-- Task to carry out --
Omit pictures and quote the listing below line by line, from its start through the line that holds "fig = plt.figure(figsize=(W".

▬▬▬▬▬▬▬▬▬▬

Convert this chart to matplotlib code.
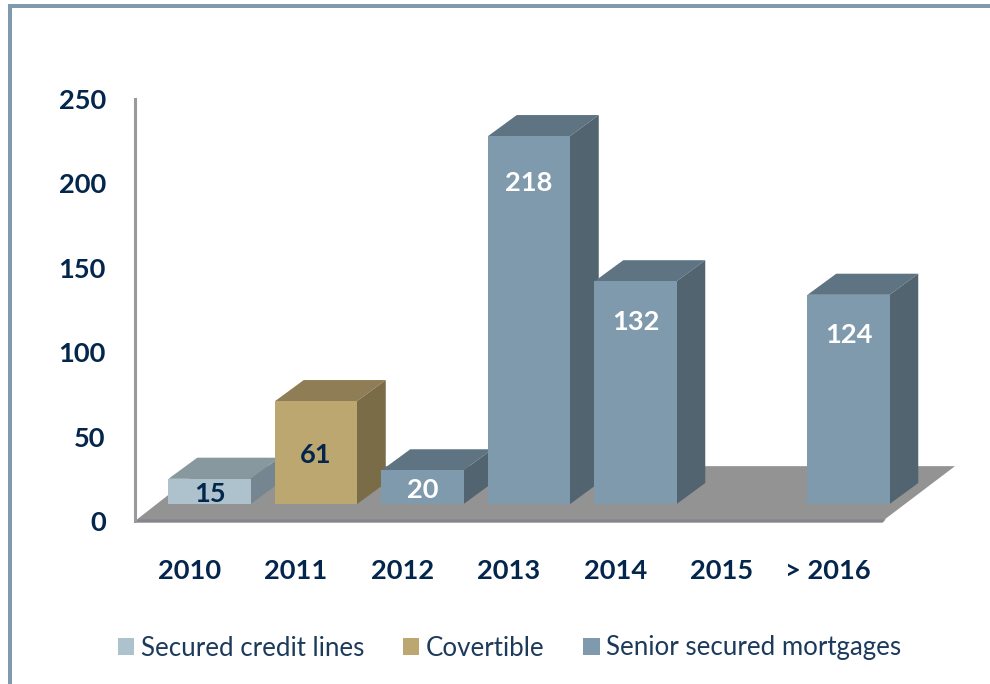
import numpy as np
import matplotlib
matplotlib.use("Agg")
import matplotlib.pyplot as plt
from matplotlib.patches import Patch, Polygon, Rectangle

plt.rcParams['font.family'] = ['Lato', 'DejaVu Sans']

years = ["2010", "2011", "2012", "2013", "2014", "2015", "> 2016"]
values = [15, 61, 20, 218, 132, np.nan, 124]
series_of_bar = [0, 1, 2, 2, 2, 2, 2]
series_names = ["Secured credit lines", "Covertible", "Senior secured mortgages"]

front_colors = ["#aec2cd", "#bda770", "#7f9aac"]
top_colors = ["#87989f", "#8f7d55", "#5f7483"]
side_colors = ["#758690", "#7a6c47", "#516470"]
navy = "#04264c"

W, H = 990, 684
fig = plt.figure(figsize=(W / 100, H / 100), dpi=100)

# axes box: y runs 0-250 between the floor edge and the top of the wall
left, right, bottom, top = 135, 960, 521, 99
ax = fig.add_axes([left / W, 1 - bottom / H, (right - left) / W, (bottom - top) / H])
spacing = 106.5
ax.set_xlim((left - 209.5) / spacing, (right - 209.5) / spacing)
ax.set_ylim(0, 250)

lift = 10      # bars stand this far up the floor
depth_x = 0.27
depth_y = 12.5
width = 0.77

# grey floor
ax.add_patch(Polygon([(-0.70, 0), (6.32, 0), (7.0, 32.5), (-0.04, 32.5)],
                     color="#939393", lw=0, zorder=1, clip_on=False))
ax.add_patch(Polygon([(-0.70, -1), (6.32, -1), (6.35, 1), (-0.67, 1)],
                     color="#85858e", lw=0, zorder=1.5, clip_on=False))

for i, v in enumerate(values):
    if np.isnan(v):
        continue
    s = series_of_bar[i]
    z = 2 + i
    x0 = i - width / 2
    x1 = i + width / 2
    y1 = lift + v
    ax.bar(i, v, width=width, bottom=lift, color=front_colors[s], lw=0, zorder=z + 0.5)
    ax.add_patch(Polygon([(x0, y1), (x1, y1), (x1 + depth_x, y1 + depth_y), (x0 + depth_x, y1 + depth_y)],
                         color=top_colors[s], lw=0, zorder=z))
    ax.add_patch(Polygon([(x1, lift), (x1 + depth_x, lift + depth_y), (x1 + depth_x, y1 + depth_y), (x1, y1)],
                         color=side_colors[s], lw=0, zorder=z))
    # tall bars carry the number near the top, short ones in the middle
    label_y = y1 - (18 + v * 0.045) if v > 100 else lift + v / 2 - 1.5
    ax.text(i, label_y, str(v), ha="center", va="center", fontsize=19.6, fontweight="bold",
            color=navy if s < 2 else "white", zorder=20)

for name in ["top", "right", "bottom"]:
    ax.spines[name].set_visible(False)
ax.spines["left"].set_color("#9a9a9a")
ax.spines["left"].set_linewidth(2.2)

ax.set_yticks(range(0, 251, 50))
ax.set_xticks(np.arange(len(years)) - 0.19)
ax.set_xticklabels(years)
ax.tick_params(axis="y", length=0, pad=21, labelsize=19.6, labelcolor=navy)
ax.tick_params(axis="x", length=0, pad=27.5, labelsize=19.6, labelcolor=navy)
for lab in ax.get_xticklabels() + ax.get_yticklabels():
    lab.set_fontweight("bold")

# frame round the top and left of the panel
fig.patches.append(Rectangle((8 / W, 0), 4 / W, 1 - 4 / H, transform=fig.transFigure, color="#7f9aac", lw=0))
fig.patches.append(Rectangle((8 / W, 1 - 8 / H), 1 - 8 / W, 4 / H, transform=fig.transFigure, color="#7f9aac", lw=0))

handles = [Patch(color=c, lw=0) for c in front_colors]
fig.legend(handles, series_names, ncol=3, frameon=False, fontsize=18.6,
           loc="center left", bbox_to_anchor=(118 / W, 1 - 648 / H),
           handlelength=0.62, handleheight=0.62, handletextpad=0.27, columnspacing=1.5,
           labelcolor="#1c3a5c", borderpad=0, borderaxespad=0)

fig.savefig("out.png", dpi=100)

▬▬▬▬▬▬▬▬▬▬

-- Output below --
Convert this chart to matplotlib code.
import numpy as np
import matplotlib
matplotlib.use("Agg")
import matplotlib.pyplot as plt
from matplotlib.patches import Patch, Polygon, Rectangle

plt.rcParams['font.family'] = ['Lato', 'DejaVu Sans']

years = ["2010", "2011", "2012", "2013", "2014", "2015", "> 2016"]
values = [15, 61, 20, 218, 132, np.nan, 124]
series_of_bar = [0, 1, 2, 2, 2, 2, 2]
series_names = ["Secured credit lines", "Covertible", "Senior secured mortgages"]

front_colors = ["#aec2cd", "#bda770", "#7f9aac"]
top_colors = ["#87989f", "#8f7d55", "#5f7483"]
side_colors = ["#758690", "#7a6c47", "#516470"]
navy = "#04264c"

W, H = 990, 684
fig = plt.figure(figsize=(W / 100, H / 100), dpi=100)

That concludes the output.